"Partei für Franken":Vorbild Schottland

Eine neue Partei fordert mehr Autonomie für die Region Franken. Auch wenn das Hunderte von Jahren dauern könnte.

Olaf Przybilla

In den Tagen nach dem erzwungenen Rücktritt des damaligen Ministerpräsidenten Günther Beckstein geisterte ein Phantom durch die Leserbriefspalten nordbayerischer Tageszeitungen. Es trug viele Namen.

Franken-Flagge

Sollte Franken ein eigenes Bundesland werden, wäre Nürnberg möglicherweise die Hauptstadt.

(Foto: Montage: sueddeutsche.de)

Die meisten Schreiber aber wollten es FSU genannt wissen: eine Fränkisch Soziale Union für die geschundenen Seelen Nordbayerns. Aus der Gründung einer CSU-Abspaltung wurde nichts, trotz aller Empörung. Nun aber will sich die "Partei für Franken" auf den Weg machen, die Stimmen aller Frustrierten aus der Region zu sammeln.

Auf einem Parteitag im Oktober in Bamberg soll die Partei gegründet werden. Ein Plakat haben die Parteifranken bereits entworfen: "Pauli ausspioniert, Beckstein demontiert, Seehofer installiert, Hohlmeier rehabilitiert - und jetzt wird abserviert", so lautet die politische Grundanalyse.

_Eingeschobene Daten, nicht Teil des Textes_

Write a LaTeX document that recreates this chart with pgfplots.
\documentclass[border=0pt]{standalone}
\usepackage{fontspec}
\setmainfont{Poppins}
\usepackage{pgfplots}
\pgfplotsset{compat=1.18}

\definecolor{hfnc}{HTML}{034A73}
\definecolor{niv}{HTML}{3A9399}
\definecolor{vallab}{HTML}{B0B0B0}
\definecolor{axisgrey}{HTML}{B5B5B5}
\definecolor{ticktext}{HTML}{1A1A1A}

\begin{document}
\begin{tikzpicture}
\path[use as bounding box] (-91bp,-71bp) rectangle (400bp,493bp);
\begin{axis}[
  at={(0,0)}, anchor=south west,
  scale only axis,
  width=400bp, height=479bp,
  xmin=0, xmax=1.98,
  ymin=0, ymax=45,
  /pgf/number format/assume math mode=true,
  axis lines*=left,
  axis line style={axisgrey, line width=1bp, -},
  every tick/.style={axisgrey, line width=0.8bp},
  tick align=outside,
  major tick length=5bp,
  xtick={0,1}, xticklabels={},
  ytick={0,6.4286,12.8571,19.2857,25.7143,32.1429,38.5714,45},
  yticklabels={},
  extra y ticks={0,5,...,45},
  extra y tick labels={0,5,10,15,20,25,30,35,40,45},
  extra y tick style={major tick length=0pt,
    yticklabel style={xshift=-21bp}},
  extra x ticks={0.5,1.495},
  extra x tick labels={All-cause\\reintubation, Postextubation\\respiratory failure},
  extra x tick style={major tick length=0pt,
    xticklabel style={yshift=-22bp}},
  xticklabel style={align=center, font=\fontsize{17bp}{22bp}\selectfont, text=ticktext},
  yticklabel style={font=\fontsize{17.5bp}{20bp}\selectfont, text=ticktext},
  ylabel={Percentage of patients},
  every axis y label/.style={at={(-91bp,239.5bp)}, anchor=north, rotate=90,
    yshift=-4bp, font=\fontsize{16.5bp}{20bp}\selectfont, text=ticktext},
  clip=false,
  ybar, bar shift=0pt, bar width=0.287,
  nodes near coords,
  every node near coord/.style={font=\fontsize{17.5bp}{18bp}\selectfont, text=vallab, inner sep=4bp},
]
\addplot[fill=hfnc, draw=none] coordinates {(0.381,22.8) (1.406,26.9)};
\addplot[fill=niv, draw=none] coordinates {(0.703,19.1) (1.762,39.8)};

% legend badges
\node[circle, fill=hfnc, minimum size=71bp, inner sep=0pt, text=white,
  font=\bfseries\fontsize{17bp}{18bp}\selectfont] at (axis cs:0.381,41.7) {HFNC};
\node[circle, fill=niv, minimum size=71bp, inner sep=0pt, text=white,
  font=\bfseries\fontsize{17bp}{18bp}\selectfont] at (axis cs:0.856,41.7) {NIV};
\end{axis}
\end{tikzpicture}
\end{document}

Die drei fränkischen Bezirke sollen zusammengelegt werden

Als Motoren der neuen Partei treten Volker Backert in Erscheinung, derzeit SPD-Mitglied und Abteilungsleiter für öffentliche Sicherheit in Coburg, sowie Marco Mehl, der bis 2008 der Jungen Union im Kreis Erlangen vorstand. Sie nennen Ziele, die nicht neu sind: Die drei fränkischen Bezirke sollen zusammengelegt werden, auf dass sich die 4,2 Millionen Franken nicht mehr von den Altbayern auseinanderdividieren lassen.

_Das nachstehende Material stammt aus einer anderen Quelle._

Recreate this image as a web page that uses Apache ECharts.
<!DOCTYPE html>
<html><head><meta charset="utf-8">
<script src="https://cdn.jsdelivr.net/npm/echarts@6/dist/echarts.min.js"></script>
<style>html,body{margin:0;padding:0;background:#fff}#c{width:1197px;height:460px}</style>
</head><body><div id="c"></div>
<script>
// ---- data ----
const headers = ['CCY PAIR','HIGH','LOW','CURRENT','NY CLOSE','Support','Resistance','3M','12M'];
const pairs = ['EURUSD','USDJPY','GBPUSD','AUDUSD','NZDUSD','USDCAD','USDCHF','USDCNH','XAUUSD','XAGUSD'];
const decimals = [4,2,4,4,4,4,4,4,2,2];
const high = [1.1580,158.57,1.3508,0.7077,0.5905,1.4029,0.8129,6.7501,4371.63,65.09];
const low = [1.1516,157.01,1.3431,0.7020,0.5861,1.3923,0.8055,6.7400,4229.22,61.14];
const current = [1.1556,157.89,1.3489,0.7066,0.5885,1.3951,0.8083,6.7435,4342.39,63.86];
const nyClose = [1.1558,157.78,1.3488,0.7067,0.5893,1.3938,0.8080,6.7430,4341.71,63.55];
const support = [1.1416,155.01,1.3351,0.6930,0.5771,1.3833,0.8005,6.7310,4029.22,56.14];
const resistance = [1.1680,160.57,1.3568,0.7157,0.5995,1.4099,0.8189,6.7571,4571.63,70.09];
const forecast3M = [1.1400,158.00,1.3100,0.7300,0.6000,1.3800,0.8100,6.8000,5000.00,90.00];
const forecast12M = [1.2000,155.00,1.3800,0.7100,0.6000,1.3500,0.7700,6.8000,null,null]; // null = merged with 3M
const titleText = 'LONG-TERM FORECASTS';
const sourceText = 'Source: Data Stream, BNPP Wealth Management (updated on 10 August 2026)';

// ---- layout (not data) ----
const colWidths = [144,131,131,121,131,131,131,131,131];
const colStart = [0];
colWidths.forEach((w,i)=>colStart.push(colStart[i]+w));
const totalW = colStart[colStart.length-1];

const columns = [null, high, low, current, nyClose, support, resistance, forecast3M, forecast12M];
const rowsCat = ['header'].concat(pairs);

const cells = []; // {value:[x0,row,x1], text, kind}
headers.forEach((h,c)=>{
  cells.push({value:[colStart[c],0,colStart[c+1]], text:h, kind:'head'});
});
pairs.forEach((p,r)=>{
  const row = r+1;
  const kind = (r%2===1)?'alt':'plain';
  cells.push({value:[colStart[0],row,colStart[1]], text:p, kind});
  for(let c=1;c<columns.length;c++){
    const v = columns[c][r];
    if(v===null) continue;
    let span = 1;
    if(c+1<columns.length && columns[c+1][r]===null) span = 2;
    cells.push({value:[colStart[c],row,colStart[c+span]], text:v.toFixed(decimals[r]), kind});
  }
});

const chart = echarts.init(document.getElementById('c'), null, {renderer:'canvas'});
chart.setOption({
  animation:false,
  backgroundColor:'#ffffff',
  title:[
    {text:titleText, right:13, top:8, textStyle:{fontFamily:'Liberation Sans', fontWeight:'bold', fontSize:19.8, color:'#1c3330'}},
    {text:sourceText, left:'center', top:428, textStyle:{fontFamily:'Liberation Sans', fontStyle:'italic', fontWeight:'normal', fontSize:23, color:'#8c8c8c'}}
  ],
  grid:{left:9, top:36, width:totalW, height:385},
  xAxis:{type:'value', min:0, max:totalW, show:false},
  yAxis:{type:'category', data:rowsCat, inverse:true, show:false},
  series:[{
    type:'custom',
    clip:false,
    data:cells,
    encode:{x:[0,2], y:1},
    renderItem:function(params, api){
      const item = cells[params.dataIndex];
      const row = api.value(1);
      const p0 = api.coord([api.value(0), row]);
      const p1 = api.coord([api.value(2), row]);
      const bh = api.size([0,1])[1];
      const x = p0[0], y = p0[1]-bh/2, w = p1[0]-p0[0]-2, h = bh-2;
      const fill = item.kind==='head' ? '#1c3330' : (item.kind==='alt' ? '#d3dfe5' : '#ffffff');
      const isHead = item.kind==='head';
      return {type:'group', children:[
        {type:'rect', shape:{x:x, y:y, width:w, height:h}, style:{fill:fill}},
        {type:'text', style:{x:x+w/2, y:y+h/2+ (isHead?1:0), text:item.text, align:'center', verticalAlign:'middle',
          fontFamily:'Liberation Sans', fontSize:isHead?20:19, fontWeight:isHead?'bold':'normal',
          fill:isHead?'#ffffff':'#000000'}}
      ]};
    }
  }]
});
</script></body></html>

Auch soll die "Beutekunst" in die fränkische Heimat zurückgeführt werden. Und Franken soll künftig - wie in Baden-Württemberg oder Rheinland-Pfalz - mit Hilfe eines Doppelnamens sichtbar werden: Bayern-Franken. Um das zu erreichen, wirbt Backert für einen langen Atem: Die Schotten, sagt er, hätten auch fast 300 Jahre lang für die Autonomie kämpfen müssen.

Bedarf es dafür einer Partei? Norbert Gramlich findet das nicht. Er ist Vorstandsmitglied des "Fränkischen Bundes" - jenes Vereins, der sich bislang berufen fühlt, der Frankenfolklore eine Stimme zu geben. Auch Backert ist Mitglied bei den Vereinsfranken. Seine Idee, eine Partei gründen zu wollen, hält Gramlich für abstrus. Was solle etwa, fragt er sich, der speziell fränkische Standpunkt zu Themen wie Kernkraft oder Kinderbetreuung sein? "Künftig müssten die doch darüber Auskunft geben", gibt Gramlich zu bedenken.

Ein eigenes Bundesland fordert Partei nicht - vorerst

Das Grundsatzprogramm der Partei versucht darauf tatsächlich Antworten zu finden: Für Mindestlöhne ist die Partei, auch für ein christliches Wertefundament und eine "urfränkische Form der Liberalität" - die lange schon existiert haben soll, bevor "man südlich der Donau die liberalitas bavariae als Marketingstrategie" erfunden habe.

Gegen Frauenquoten ist die Partei, gegen Linksradikale und gegen Rechtsextremismus - was aus gutem Grund betont wird, wurden doch Gründungsmitglieder des späteren "Fränkischen Bundes" zum rechtsradikalen Umfeld gerechnet. Etwaige Extremisten sollen bei den Parteifranken ausgeschlossen werden.

Ein eigenes Bundesland fordert die Partei nicht - jedenfalls so lange nicht, wie keine "grundlegende Neugliederung des Bundesgebietes" anstehe. Sollte darüber nachgedacht werden, so müsse ein eigenes Bundesland in Betracht gezogen werden. Schließlich sei Franken so groß wie Belgien, zähle fast so viele Einwohner wie Norwegen und wäre hinsichtlich Fläche und Einwohnerzahl das siebtgrößte Bundesland, argumentiert Backert.

Selbst bei der "Fränkischen Arbeitsgemeinschaft", die auch für fränkische Belange eintritt, erregt das Unmut. Helmut Ritzer, der dem Bündnis vorsteht, hält eine Partei für "schädlich für die fränkische Sache". Sollten sich bei der Landtagswahl 2013, zu der die Partei antreten will, tatsächlich Wähler finden, dann heiße es in ganz Bayern, fürchtet Ritzer, "diese Deppen aus Franken".